It’s true I’ve left a lot of the “heaviest hitters” out (Zelda, Mario, Metroid, Final Fantasy, etc.), and a lot of that was intentional. They’re all wonderful games, and I will cover them, but I wanted to show that there was more to life that the obvious titles out there. I may even cover one of two in this post. I always pull these games off the top of my head, based off what I have covered, and what I haven’t. Anyhoo, here commences the list:

1.) Michael Jackson’s Moonwalker (Sega) – Despite the media scandals and all the general oddities around one of the most notable pop superstars ever (The Thriller album still rocks, face it), in the 1990’s, there came a game based on the man. And it was cool. It was very cool. Music-themed games are so commonplace these days, and one of my most favorite genres. For the first time, gamers got to be immersed in a music video like experience with some great classic music, the ability to pull of MJ’s repertoire of moves for offensive as well as show, and darn it, the game was just fun and imaginative. Any game that allows Michael Jackson break it down with laser beam toting guards and cave spiders to the theme of “Billie Jean” is somehow just inherently cool. There was rumored to have a sequel come out for this, but that’s when the allegations came out. I’m hoping this one comes to the Wii’s Virtual Console, but who knows if anyone will touch this game these days. Regardless, this was a fun title, and one of my favorites from the Genesis.

2.) Haunted House (Atari) – Imagine a time when Lego block sized pixels could actually be scary. Haunted House was a surprisingly atmospheric title for the old 2600, with echoing footsteps down darkened halls and thunder and lighting to signify when ghosts and other supernatural and earthly evils would appear. The black backgrounds weren’t just black, it was the dark, where you couldn’t see life-saving items that could save your life, or to find the pieces of an urn to escape the haunted house. It even threw in the Twilight Zone Theme if you managed to escape the four-story manor. I bought an Atari Flashback 2.0 about a year ago, and the game still holds up well, easily in comparison to my other favorite, Adventure (a title I’ll cover down the road).

3.) Super Mario Bros. (Nintendo) – The original game. What can be said about this title that hasn’t already? That it’s still just as much fun to play now as it was then? It’s a template for brilliant and “correct” game design? For such a small game in comparison to later titles, how many secrets and tricks this had available to learn and exploit? It’s all that. That and more. This game represents such a unique aspect of my childhood. A lot of fond memories and thrown controller pads for the longest time, I never could reach that “Another Castle” where the Princess was held. I did eventually, and “Super Mario” begat an army of sequels and spin-offs strong into this day. But there’s something “pure” about the original game. The fact that it’s still as brilliantly addictive and fun now is a testament to just how good this title is. These days, I can get to the Princess just fine, but I still love the journey in getting there.

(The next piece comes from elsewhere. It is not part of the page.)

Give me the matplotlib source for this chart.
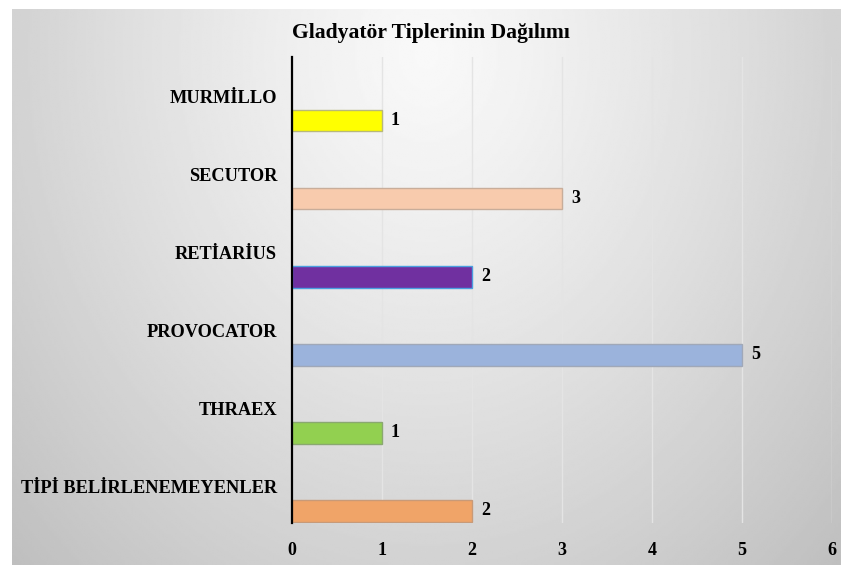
import numpy as np
import matplotlib
matplotlib.use("Agg")
import matplotlib.pyplot as plt

# data (top to bottom as in the picture)
categories = ["MURMİLLO", "SECUTOR", "RETİARİUS", "PROVOCATOR", "THRAEX", "TİPİ BELİRLENEMEYENLER"]
counts = [1, 3, 2, 5, 1, 2]
colors = ["#ffff00", "#f8cbad", "#7030a0", "#9bb3dc", "#92d050", "#f0a468"]
edges = ["#b8b87a", "#c8ad9a", "#4a9fe0", "#a0a8b8", "#8aa870", "#c89a78"]
x_ticks = [0, 1, 2, 3, 4, 5, 6]
title = "Gladyatör Tiplerinin Dağılımı"

plt.rcParams['font.family'] = ['Liberation Serif', 'DejaVu Serif']
plt.rcParams['font.weight'] = 'bold'

W, H = 841, 565
fig = plt.figure(figsize=(W / 100, H / 100), dpi=100)
fig.patch.set_facecolor("white")

# gradient panel behind the chart
bg = fig.add_axes([12 / W, 0, 1 - 12 / W, 1 - 9 / H])
gx, gy = np.meshgrid(np.linspace(-1, 1, 400), np.linspace(0, 1, 300))
r = np.sqrt((gx / 1.0) ** 2 + ((gy - 0.08) / 0.92) ** 2)
v = np.clip(0.975 - 0.15 * r ** 1.2, 0, 1)
bg.imshow(v, cmap="gray", vmin=0, vmax=1, aspect="auto", origin="upper",
          extent=[0, 1, 0, 1], interpolation="bilinear")
bg.axis("off")
bg.set_zorder(0)

ax = fig.add_axes([292 / W, 1 - 523 / H, 540 / W, (523 - 57) / H])
ax.set_zorder(1)
ax.patch.set_alpha(0)

n = len(categories)
ypos = np.arange(n)[::-1]
ax.barh(ypos, counts, height=0.27, color=colors, edgecolor=edges, linewidth=1.0, zorder=3)

for y, c in zip(ypos, counts):
    ax.text(c + 0.1, y, str(c), va="center", ha="left", fontsize=13, fontweight="bold")

for y, lab in zip(ypos, categories):
    ax.text(-15 / 90, y + 0.29, lab, va="center", ha="right", fontsize=13.2, fontweight="bold")

ax.set_xlim(0, 6)
ax.set_ylim(-0.154, 5.82)
ax.set_xticks(x_ticks)
ax.set_xticklabels([str(t) for t in x_ticks], fontsize=13, fontweight="bold")
ax.tick_params(axis="x", length=0, pad=14)
ax.set_yticks([])
ax.grid(axis="x", color="#e4e4e4", linewidth=1.0, zorder=0)
for s in ["top", "right", "bottom"]:
    ax.spines[s].set_visible(False)
ax.spines["left"].set_color("black")
ax.spines["left"].set_linewidth(1.6)
ax.spines["left"].set_zorder(4)

fig.text(431 / W, 1 - 33 / H, title, ha="center", va="center", fontsize=15.6, fontweight="bold")

fig.savefig("out.png", dpi=100)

4.) Kingdom Hearts II (Square-Enix/Buena Vista Games) – I enjoyed the first game a lot, but the sequel brought so much to the table that the first game didn’t have. There was the much-improved Gummi Ship levels, which played like a proper shooter, more worlds, more abilities. And Tron? Ever since 1982, I waited for a game to explore that world, and this game makes good on it. And Pirates of the Caribbean. And Beauty and the Beast. And Steamboat Willie. The production values for this game are insane. There’s so much to see and enjoy as a Disney or Square fan, with fantastic voice acting, and and a story that ties the events of the original game and the Game Boy Advance “interquel” together in a satisfying package. It’s a Disneyland ride that one doesn’t want to leave that easily.

Splatterhouse (Namco) – Sure the main character (Rick) moves like a stagnant moose, and what was “controversial” then is not a big deal today, but when Splatterhouse first came out, there was a “cool” factor to it that couldn’t be denied. I never owned a Turbografx-16, but one of my friends did, and we’d play it over there for hours, reveling in the fact that this was a game that would make parents cringe. Downloading it on the Wii’s Virtual Console, it’s still a fun romp, though nostalgia drives it more than the “shocking” gore effects of stiffly moving zombies and wolves. And I get a lot more of the horror influences now, as it pays homage to a lot of the popular ’80’s scary movies films of the time. In the days of my NES and Genesis ownerships, this was the game that I always envied Turbo owners getting.